26 Oct Art & Life with Doshi
An Interview With SDVoyager – San Diego’s Most Inspiring Stories
Today we’d like to introduce you to Doshi…
(Doshi is the name she use as an artist – she is also known as Nancy Jo Smith, which her legal name)
Doshi, please kick things off for us by telling us about yourself and your journey so far.
For over 30 years I designed costumes for Theatre, Dance, Ice-Skating, Stunt Shows and TV. During that time, I worked across the United States in various venues, including Shakespeare festivals, Regional Theatres, Sound Stages, Theme Parks (including our own Sea World) and Ice Rinks. I received numerous honors and awards in design including a Themed Entertainment Award for Excellence in costume design for Water world at Universal Studios Hollywood.
In 1986, while doing research for a production of Shakespeare’s A Midsummer Night’s Dream, I came across a book on the kimonos of Itchiko Kubota and thus began my fascination with shaped resist dyeing, and the amazing combination of texture and color it creates. I incorporated Shibori techniques into the fabric design of that show and slowly started creating textiles for walls and lines of wearable art in addition to costumes.
I have been honored to create several solo exhibitions. My fiber work has been seen in juried and invitational shows at the Mingei International Museum, Japanese Friendship Garden and Visions Art Museum in San Diego, Oceanside Museum of Art, Laguna Art Museum, Palos Verdes Art Center, and The International Shibori Symposium in Oaxaca.
I am also a professor of Costume Design at California State University, Long Beach. A leading University in Theatre where I supervise a graduate MFA program, and teach courses in costume design, patterning, tailoring, millinery, and dyeing.
Can you give our readers some background on your art?
I work in fiber, mostly silk, and create unique designs of wearable art and wall hangings. Shibori, an ancient Japanese textile dyeing process, is the method I use. The technique uses various means of binding; including knotting, pleating, rolling, pressing or sewing before the dyeing process.
The meditative and physical process of binding holds the potential for producing an array of exquisite shaped-resist patterns. Building layers of rich color from over-dyeing, through processes such as pour dyeing, dip dyeing, painting, and removing color increase the possibilities for complexity of imagery and patterning.
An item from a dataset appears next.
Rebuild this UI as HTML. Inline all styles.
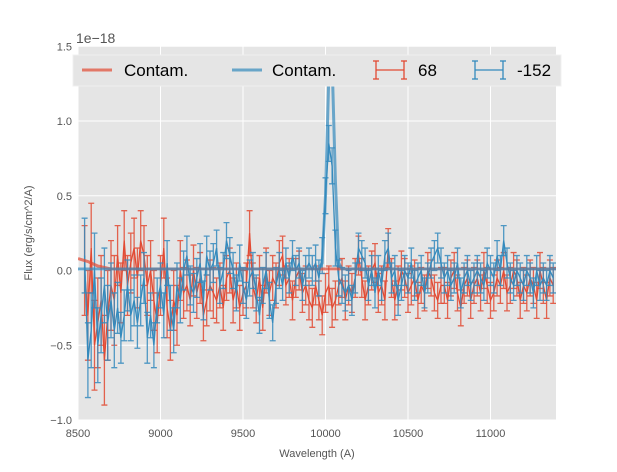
<!DOCTYPE html>
<html><head><meta charset="utf-8"><style>
body{margin:0;background:#fff;font-family:"Liberation Sans","DejaVu Sans",sans-serif}
svg text{font-family:"Liberation Sans","DejaVu Sans",sans-serif}
</style></head><body>
<svg id="chart" width="617" height="467" xmlns="http://www.w3.org/2000/svg">
<rect x="0" y="0" width="617" height="467" fill="#fff"/>
<rect x="78" y="46" width="478" height="374" fill="#e5e5e5"/>
<g id="grid"></g>
<defs><clipPath id="clip"><rect x="78" y="46" width="478" height="374"/></clipPath></defs>
<g id="marks" clip-path="url(#clip)"></g>
<g id="axes"></g>
<text x="76" y="43" font-size="14" fill="#555">1e−18</text>
<text x="317" y="457" font-size="11" fill="#555" text-anchor="middle">Wavelength (A)</text>
<text transform="translate(32,233) rotate(-90)" font-size="11" fill="#555" text-anchor="middle">Flux (erg/s/cm^2/A)</text>
<g>
<rect x="73" y="55" width="488" height="31" fill="#e5e5e5" stroke="#f0f0f0"/>
<line x1="82" y1="70" x2="112" y2="70" stroke="#E24A33" stroke-width="3" opacity="0.7"/>
<text x="124" y="76" font-size="17">Contam.</text>
<line x1="232" y1="70" x2="262" y2="70" stroke="#348ABD" stroke-width="3" opacity="0.7"/>
<text x="272" y="76" font-size="17">Contam.</text>
<g stroke="#E24A33" stroke-width="1.3"><line x1="376" y1="70" x2="404" y2="70"/><line x1="376" y1="61" x2="376" y2="79"/><line x1="404" y1="61" x2="404" y2="79"/><line x1="373" y1="61" x2="379" y2="61"/><line x1="373" y1="79" x2="379" y2="79"/><line x1="401" y1="61" x2="407" y2="61"/><line x1="401" y1="79" x2="407" y2="79"/></g>
<text x="418" y="76" font-size="17">68</text>
<g stroke="#348ABD" stroke-width="1.3"><line x1="475" y1="70" x2="503" y2="70"/><line x1="475" y1="61" x2="475" y2="79"/><line x1="503" y1="61" x2="503" y2="79"/><line x1="472" y1="61" x2="478" y2="61"/><line x1="472" y1="79" x2="478" y2="79"/><line x1="500" y1="61" x2="506" y2="61"/><line x1="500" y1="79" x2="506" y2="79"/></g>
<text x="517" y="76" font-size="17">-152</text>
</g>
</svg>
<script>
const waveStart = 8540, waveStep = 20;
const redFlux = [0.0,-0.3,0.15,-0.5,-0.35,-0.2,-0.6,-0.3,-0.1,
-0.2,0.1,-0.15,0.2,-0.1,0.05,0.15,-0.05,0.2,0.1,
-0.1,0.0,-0.2,-0.35,-0.1,0.15,-0.25,-0.4,-0.2,-0.3,
0.0,-0.15,-0.1,-0.2,0.0,-0.15,-0.05,-0.3,-0.2,-0.1,
-0.15,-0.2,-0.1,-0.25,-0.05,0.0,-0.2,-0.1,-0.25,-0.15,
-0.1,0.25,-0.1,-0.2,-0.05,-0.25,0.0,-0.15,-0.05,-0.1,
0.05,0.1,-0.1,-0.05,-0.2,-0.05,0.0,-0.15,-0.1,-0.2,
-0.25,-0.1,-0.2,-0.3,-0.15,-0.1,-0.25,-0.2,-0.1,-0.05,
-0.2,-0.1,-0.15,-0.05,0.1,-0.05,-0.2,-0.1,0.0,0.05,
-0.15,-0.1,-0.2,0.15,-0.05,-0.2,-0.1,0.0,-0.05,-0.15,
-0.1,-0.05,-0.2,-0.1,-0.15,0.0,-0.05,-0.15,-0.2,-0.1,
-0.1,-0.2,-0.05,0.0,-0.15,-0.25,-0.1,-0.05,-0.2,-0.1,
-0.05,-0.15,0.0,-0.1,-0.2,-0.15,-0.05,-0.1,0.0,-0.15,
-0.1,0.0,-0.05,-0.2,-0.1,-0.15,-0.05,-0.1,-0.2,0.0,
-0.1,-0.2,-0.05,-0.1];
const blueFlux = [0.1,-0.6,-0.4,0.0,-0.5,-0.3,-0.1,-0.35,-0.2,
-0.4,-0.25,-0.45,-0.3,-0.1,-0.3,-0.2,-0.35,-0.2,-0.05,
-0.45,-0.3,-0.5,-0.2,-0.1,-0.3,0.05,-0.25,-0.4,-0.1,
-0.2,0.0,0.1,-0.1,-0.15,-0.05,0.05,-0.2,0.1,0.0,
0.05,0.15,-0.1,0.0,0.2,0.1,0.0,-0.15,0.05,-0.1,
-0.2,-0.05,0.0,-0.15,-0.3,-0.1,0.0,-0.2,-0.35,-0.1,
0.0,-0.1,0.05,-0.05,0.1,0.0,0.05,-0.1,0.0,0.05,
0.0,0.05,-0.05,0.1,0.5,0.85,0.7,0.15,-0.05,-0.1,
-0.15,-0.1,-0.2,-0.05,0.15,0.1,0.05,-0.1,0.0,-0.15,
0.0,-0.1,0.1,0.15,-0.05,0.0,-0.2,-0.1,0.0,-0.05,
0.05,-0.1,-0.05,0.0,-0.15,-0.05,0.05,0.1,0.15,0.05,
-0.05,0.0,-0.1,-0.05,0.05,-0.15,-0.05,0.0,-0.1,-0.05,
0.0,-0.05,-0.1,0.05,0.0,-0.05,0.1,0.0,0.2,0.05,
-0.05,-0.1,0.0,-0.05,-0.1,0.0,-0.05,-0.15,0.0,-0.1,
-0.05,-0.1,0.0,-0.05];
const redErrBySegment = [0.3,0.2,0.2,0.17,0.15,0.15,0.13,0.13,0.13,0.13,0.12,0.12,0.12,0.12,0.12];
const blueErrBySegment = [0.25,0.17,0.15,0.13,0.12,0.12,0.1,0.12,0.1,0.1,0.1,0.1,0.1,0.1,0.1];
const contamRedWave = [8500,8560,8620,8700,11400];
const contamRed = [0.08,0.06,0.03,0.01,0.01];
const contamBlueWave = [8500,9960,9980,10000,10020,10040,10060,10080,10100,11400];
const contamBlue = [0.01,0.01,0.05,0.5,1.3,1.4,0.6,0.05,0.01,0.01];
const xTicks = [8500,9000,9500,10000,10500,11000];
const yTicks = [-1.0,-0.5,0.0,0.5,1.0,1.5];
const yTickLabels = ["−1.0","−0.5","0.0","0.5","1.0","1.5"];

const NS="http://www.w3.org/2000/svg";
const X = w => 78 + (w-8500)*0.165;
const Y = v => 270.5 - v*149.5;
function mk(tag, attrs, parent){const e=document.createElementNS(NS,tag);for(const k in attrs)e.setAttribute(k,attrs[k]);parent.appendChild(e);return e;}
const grid=document.getElementById('grid'), axes=document.getElementById('axes'), marks=document.getElementById('marks');
xTicks.forEach(t=>{
  const l=mk('line',{x1:X(t),x2:X(t),y1:46,y2:420,stroke:'#fff','stroke-width':1},grid);
  
  
  const tx=mk('text',{x:X(t),y:437,'font-size':11,fill:'#555','text-anchor':'middle'},axes);
  tx.textContent=t;
  
  
});
yTicks.forEach((t,i)=>{
  const l=mk('line',{x1:78,x2:556,y1:Y(t),y2:Y(t),stroke:'#fff','stroke-width':1},grid);
  
  
  const tx=mk('text',{x:72,y:Y(t)+4,'font-size':11,fill:'#555','text-anchor':'end'},axes);
  tx.textContent=yTickLabels[i];
  
  
});
function series(vals, errs, color, name){
  const g=mk('g',{stroke:color,'stroke-width':1.3,fill:'none'},marks);
  
  
  let d='';
  vals.forEach((v,i)=>{
    const x=X(waveStart+i*waveStep), e=errs[Math.floor(i/10)];
    const y1=Y(v+e), y2=Y(v-e);
    mk('path',{d:`M${x},${y1}V${y2}M${x-3},${y1}H${x+3}M${x-3},${y2}H${x+3}`,opacity:0.85},g);
    d+=(i?'L':'M')+x+','+Y(v);
  });
  mk('path',{d:d},g);
}
function contam(ws, vs, color, name){
  const p=mk('path',{d:ws.map((w,i)=>(i?'L':'M')+X(w)+','+Y(vs[i])).join(''),stroke:color,'stroke-width':3,fill:'none',opacity:0.7},marks);
  
  
}
series(redFlux, redErrBySegment, '#E24A33', 'series-68');
series(blueFlux, blueErrBySegment, '#348ABD', 'series-minus-152');
contam(contamRedWave, contamRed, '#E24A33', 'contam-red');
contam(contamBlueWave, contamBlue, '#348ABD', 'contam-blue');
</script>
</body></html>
The inherent crimped and puckered textures created by the compression contribute to the tactile and aesthetic appeal of the textile.
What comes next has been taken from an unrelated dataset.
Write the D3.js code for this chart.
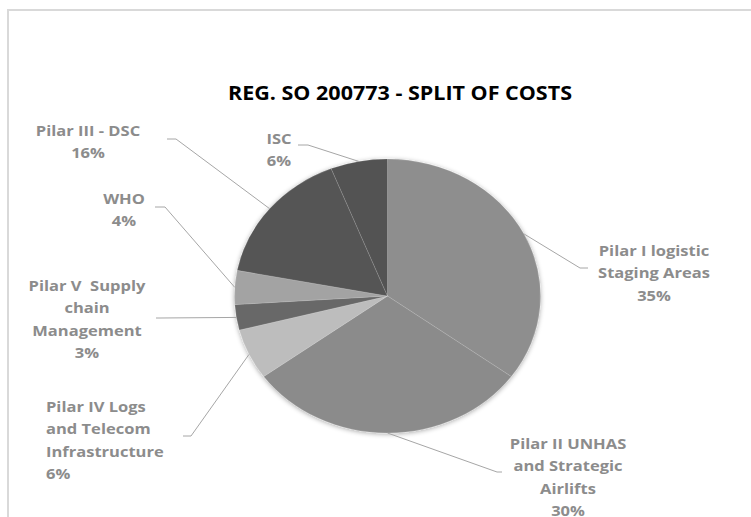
<!DOCTYPE html>
<html>
<head>
<meta charset="utf-8">
<script src="https://cdn.jsdelivr.net/npm/d3@7"></script>
<style>
  html, body { margin: 0; padding: 0; background: #fff; }
  svg { display: block; }
  text { white-space: pre; }
</style>
</head>
<body>
<svg id="chart" width="751" height="517"></svg>
<script>
'use strict';

// data
const chartTitle = 'REG. SO 200773 - SPLIT OF COSTS';
const categories = [
    ['Pilar I logistic', 'Staging Areas'],
    ['Pilar II UNHAS', 'and Strategic', 'Airlifts'],
    ['Pilar IV Logs', 'and Telecom', 'Infrastructure'],
    ['Pilar V  Supply', 'chain', 'Management'],
    ['WHO'],
    ['Pilar III - DSC'],
    ['ISC']
];
const shares = [35, 30, 6, 3, 4, 16, 6];

// styles / layout
const sliceColors = ['#8e8e8e', '#8b8b8b', '#bdbdbd', '#686868', '#a3a3a3', '#555555', '#525252'];
const labelX = [654, 568, 46, 87, 124, 88, 279];
const labelY = [251, 444, 407, 286, 199, 131, 139];
const labelAnchor = ['middle', 'middle', 'start', 'middle', 'middle', 'middle', 'middle'];
const elbows = [
    [[580, 268], [588, 268]],
    [[497, 472], [502, 472]],
    [[191, 436], [183, 436]],
    [[160, 318], [156, 318]],
    [[165, 207], [155, 207]],
    [[176, 139], [167, 139]],
    [[308, 145], [298, 145]]
];

let cx = 387.5;
let cy = 296;
let ry = 137;
let stretch = 153 / 137;
let lineH = 22.5;

let svg = d3.select('#chart');

let defs = svg.append('defs');
let shadow = defs.append('filter').attr('id', 'soft')
    .attr('x', '-10%').attr('y', '-10%').attr('width', '120%').attr('height', '120%');
shadow.append('feGaussianBlur').attr('in', 'SourceAlpha').attr('stdDeviation', 2.5);
shadow.append('feOffset').attr('dx', 0).attr('dy', 1).attr('result', 'blur');
shadow.append('feComponentTransfer').append('feFuncA').attr('type', 'linear').attr('slope', 0.35);
let merge = shadow.append('feMerge');
merge.append('feMergeNode');
merge.append('feMergeNode').attr('in', 'SourceGraphic');

// chart area border
svg.append('rect')
    .attr('x', 8).attr('y', 10)
    .attr('width', 800).attr('height', 600)
    .attr('fill', '#fff')
    .attr('stroke', '#d9d9d9')
    .attr('stroke-width', 2);

svg.append('text')
    .attr('x', 400).attr('y', 100)
    .attr('text-anchor', 'middle')
    .attr('font-family', 'Open Sans, sans-serif')
    .attr('font-weight', 'bold')
    .attr('font-size', 20)
    .attr('textLength', 344)
    .attr('lengthAdjust', 'spacingAndGlyphs')
    .attr('fill', '#000')
    .text(chartTitle);

let pie = d3.pie().sort(null).value(d => d);
let arcs = pie(shares);
let arc = d3.arc().innerRadius(0).outerRadius(ry);

let pieG = svg.append('g')
    .attr('transform', `translate(${cx},${cy}) scale(${stretch},1)`)
    .attr('filter', 'url(#soft)');

pieG.selectAll('path')
    .data(arcs)
    .join('path')
    .attr('d', arc)
    .attr('fill', (d, i) => sliceColors[i])
    .attr('stroke', 'rgba(255,255,255,0.18)')
    .attr('stroke-width', 0.8)
    .attr('vector-effect', 'non-scaling-stroke');

// edge point of a slice, at its middle angle
function edgePoint(d) {
    let a = (d.startAngle + d.endAngle) / 2;
    return [cx + Math.sin(a) * ry * stretch, cy - Math.cos(a) * ry];
}

svg.append('g')
    .selectAll('polyline')
    .data(arcs)
    .join('polyline')
    .attr('points', (d, i) => [edgePoint(d), elbows[i][0], elbows[i][1]].map(p => p.join(',')).join(' '))
    .attr('fill', 'none')
    .attr('stroke', '#a6a6a6')
    .attr('stroke-width', 1);

let pct = d => Math.round((d.endAngle - d.startAngle) / (2 * Math.PI) * 100) + '%';

let labels = svg.append('g')
    .selectAll('g')
    .data(arcs)
    .join('g')
    .attr('transform', (d, i) => `translate(${labelX[i]},${labelY[i]}) scale(${stretch},1)`);

labels.each(function(d, i) {
    let lines = categories[i].concat([pct(d)]);
    let t = d3.select(this).append('text')
        .attr('text-anchor', labelAnchor[i])
        .attr('font-family', 'Open Sans, sans-serif')
        .attr('font-weight', 'bold')
        .attr('font-size', 14.8)
        .attr('fill', '#8c8c8c');
    lines.forEach((line, k) => {
        t.append('tspan')
            .attr('x', 0)
            .attr('y', k * lineH + 5)
            .text(line);
    });
});
</script>
</body>
</html>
My inspiration comes from nature; fascination with leaves, flowers, bugs, and birds doesn’t seem to ebb. I take camera and sketchbook along where ever I go. There is no limit to the possibilities of how nature can be employed to inspire something beautiful and fresh.
There is a mystery revealed when the cloth is unraveled—a spontaneity and magic in the colors and shapes. The soft edges, the textures that reflect the dynamism and sensuality of life’s richness all create dynamic, graceful and evocative statements that inspire me to create expressive pieces of wearable art and textiles. My wish is that wearing my garments will coax joy out of the ordinary—I want people to feel the same sense of adventure and energy that I had making the piece.
In your view, what is the biggest issue artists have to deal with?
The sheer scope of media available today is as terrifying as it is liberating. The first question is what art to make? This struggle is perpetual—it can be difficult to narrow down what is essential about your work and what makes is different from the art already out there. The world of aspiring artists has always been crowded and chaotic. It is filled with concern about how to pay for a studio and materials, not to mention bills and how much time you will have for actually making art.
What’s the best way for someone to check out your work and provide support?
My work is available to view on social media and websites. The wearables I create are shown in fiber art galleries and high-end boutiques and on their websites. There are several ways to support any artist. By liking, sharing, and following their work on social media the artwork can be appreciated by many. And then, of course, there is buying and taking home a piece of artwork!